LONDON (Reuters) - Global power and utility executives are positive about the prospects for mergers and acquisitions in the year ahead, despite deals falling to their lowest level since 2012 in the first quarter, Ernst & Young (EY) said on Thursday.
The value of global deals in the sector was $20.6 billion in the first quarter, down almost 80 percent from a record high of $97 billion in the same period of 2018, EY said in a report.
“At the end of 2018, global financial markets relapsed quite a bit which had an impact on M&A in power and utilities,” Miles Huq, EY’s leader for global transaction advisory services power and utilities, told Reuters.
Most transactions were in renewable energy, with deals worth $12.7 billion accounting for 61 percent of the quarter’s total.
EY published a separate survey of 2,900 senior executives about confidence in the economic outlook, including 101 respondents from the power and utility sector.
Most of those in power and utilities are confident of economic growth and 63 percent expect to pursue merger and acquisitions in the next 12 months.

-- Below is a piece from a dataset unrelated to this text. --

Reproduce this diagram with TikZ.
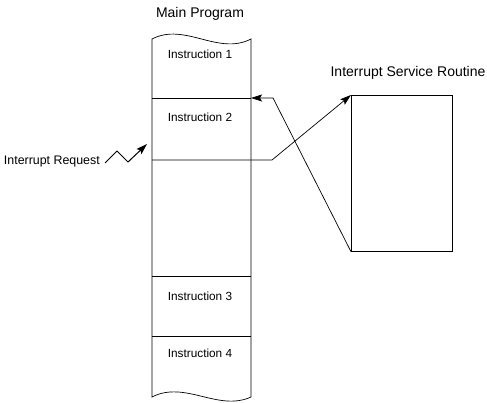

EY said the outlook for renewable energy transactions this year looks positive because the clean energy market is expected to expand and attract more investment, while governments continue to put pressure on fossil fuels.
Germany aims to close its 84 coal-fired power plants by 2038, while Norway has proposed phasing out investments in oil and gas exploration by its $1 trillion sovereign wealth fund.
The EY report showed that the Americas accounted for deals valued at $9.1 billion, the largest single region, but this was 35 percent lower than the fourth quarter of 2018.
The value of Chinese deals fell 45 percent compared with the fourth quarter, to $4.1 billion, while the value of deals in Europe fell 27 percent to $6.8 billion compared to the last three months of 2018.